## PROBLEM STATEMENT
Copy the data that follows, character for character, minus the pictures.
▽
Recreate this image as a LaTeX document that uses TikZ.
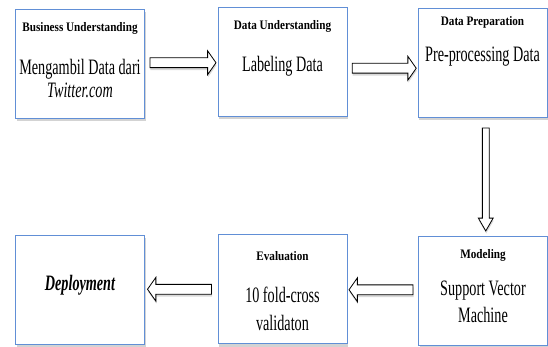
\documentclass[tikz,border=0pt]{standalone}
\usepackage{fontspec}
\setmainfont{Liberation Serif}
\newfontfamily\bodyfont[FakeStretch=0.645]{Liberation Serif}
\newfontfamily\headfont[FakeStretch=0.86]{Liberation Serif}
\usetikzlibrary{shapes.arrows,shadows}
\definecolor{boxblue}{rgb}{0.38, 0.56, 0.84}

\tikzset{
  stage/.style={draw=boxblue, line width=0.9pt, fill=white, minimum width=129pt,
    minimum height=109pt, inner sep=0pt,
    drop shadow={shadow xshift=1pt, shadow yshift=-3pt, opacity=0.35}},
  head/.style={font=\headfont\bfseries\fontsize{13}{15}\selectfont, inner sep=0pt, anchor=base},
  body/.style={font=\bodyfont\fontsize{22}{22}\selectfont, align=center, inner sep=0pt, anchor=base},
  pointer/.style={single arrow, draw=black, line width=0.8pt, fill=white, inner sep=4.5pt,
    text height=0pt, text depth=0pt, minimum width=0pt, single arrow head extend=7pt,
    single arrow tip angle=110, minimum height=64pt,
    drop shadow={shadow xshift=0.5pt, shadow yshift=-2.5pt, opacity=0.3}},
}

\begin{document}
\begin{tikzpicture}[x=1pt,y=-1pt]
\useasboundingbox (0,0) rectangle (548,347);

% boxes
\node[stage] (bu) at (80,63.5) {};
\node[stage] (du) at (282.5,62) {};
\node[stage] (dp) at (482.5,62.5) {};
\node[stage] (dep) at (80,289.5) {};
\node[stage] (ev) at (282.5,289) {};
\node[stage] (mo) at (483,290.5) {};

% texts
\node[head] (buT) at (80,32) {Business Understanding};
\node[body] (buB) at (80,98) {Mengambil Data dari\\[1pt]\textit{Twitter.com}};
\node[head] (duT) at (282.5,30) {Data Understanding};
\node[body] (duB) at (282.5,72) {Labeling Data};
\node[head] (dpT) at (482.5,26) {Data Preparation};
\node[body] (dpB) at (482.5,62) {Pre-processing Data};
\node[head] (moT) at (483,258) {Modeling};
\node[body] (moB) at (483,322) {Support Vector\\[5pt]Machine};
\node[head] (evT) at (282.5,260) {Evaluation};
\node[body] (evB) at (282.5,330) {10 fold-cross\\[6pt]validaton};
\node[body] (depB) at (80,290) {\bfseries\itshape Deployment};

% arrows
\path (bu.east) -- (du.west) node[pointer, midway, minimum height=66pt] (a1) {};
\path ([yshift=-6pt]du.east) -- ([yshift=-6pt]dp.west) node[pointer, midway] (a2) {};
\path ([xshift=3pt]dp.south) -- ([xshift=3pt]mo.north)
  node[pointer, midway, shape border rotate=270, inner sep=3pt, single arrow head extend=4pt,
    single arrow tip angle=60, minimum height=103pt] (a3) {};
\path (mo.west) -- (ev.east) node[pointer, midway, shape border rotate=180] (a4) {};
\path (ev.west) -- (dep.east) node[pointer, midway, shape border rotate=180] (a5) {};
\end{tikzpicture}
\end{document}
△
## RESULT OF THIS EXERCISE
Recreate this image as a LaTeX document that uses TikZ.
\documentclass[tikz,border=0pt]{standalone}
\usepackage{fontspec}
\setmainfont{Liberation Serif}
\newfontfamily\bodyfont[FakeStretch=0.645]{Liberation Serif}
\newfontfamily\headfont[FakeStretch=0.86]{Liberation Serif}
\usetikzlibrary{shapes.arrows,shadows}
\definecolor{boxblue}{rgb}{0.38, 0.56, 0.84}

\tikzset{
  stage/.style={draw=boxblue, line width=0.9pt, fill=white, minimum width=129pt,
    minimum height=109pt, inner sep=0pt,
    drop shadow={shadow xshift=1pt, shadow yshift=-3pt, opacity=0.35}},
  head/.style={font=\headfont\bfseries\fontsize{13}{15}\selectfont, inner sep=0pt, anchor=base},
  body/.style={font=\bodyfont\fontsize{22}{22}\selectfont, align=center, inner sep=0pt, anchor=base},
  pointer/.style={single arrow, draw=black, line width=0.8pt, fill=white, inner sep=4.5pt,
    text height=0pt, text depth=0pt, minimum width=0pt, single arrow head extend=7pt,
    single arrow tip angle=110, minimum height=64pt,
    drop shadow={shadow xshift=0.5pt, shadow yshift=-2.5pt, opacity=0.3}},
}

\begin{document}
\begin{tikzpicture}[x=1pt,y=-1pt]
\useasboundingbox (0,0) rectangle (548,347);

% boxes
\node[stage] (bu) at (80,63.5) {};
\node[stage] (du) at (282.5,62) {};
\node[stage] (dp) at (482.5,62.5) {};
\node[stage] (dep) at (80,289.5) {};
\node[stage] (ev) at (282.5,289) {};
\node[stage] (mo) at (483,290.5) {};

% texts
\node[head] (buT) at (80,32) {Business Understanding};
\node[body] (buB) at (80,98) {Mengambil Data dari\\[1pt]\textit{Twitter.com}};
\node[head] (duT) at (282.5,30) {Data Understanding};
\node[body] (duB) at (282.5,72) {Labeling Data};
\node[head] (dpT) at (482.5,26) {Data Preparation};
\node[body] (dpB) at (482.5,62) {Pre-processing Data};
\node[head] (moT) at (483,258) {Modeling};
\node[body] (moB) at (483,322) {Support Vector\\[5pt]Machine};
\node[head] (evT) at (282.5,260) {Evaluation};
\node[body] (evB) at (282.5,330) {10 fold-cross\\[6pt]validaton};
\node[body] (depB) at (80,290) {\bfseries\itshape Deployment};

% arrows
\path (bu.east) -- (du.west) node[pointer, midway, minimum height=66pt] (a1) {};
\path ([yshift=-6pt]du.east) -- ([yshift=-6pt]dp.west) node[pointer, midway] (a2) {};
\path ([xshift=3pt]dp.south) -- ([xshift=3pt]mo.north)
  node[pointer, midway, shape border rotate=270, inner sep=3pt, single arrow head extend=4pt,
    single arrow tip angle=60, minimum height=103pt] (a3) {};
\path (mo.west) -- (ev.east) node[pointer, midway, shape border rotate=180] (a4) {};
\path (ev.west) -- (dep.east) node[pointer, midway, shape border rotate=180] (a5) {};
\end{tikzpicture}
\end{document}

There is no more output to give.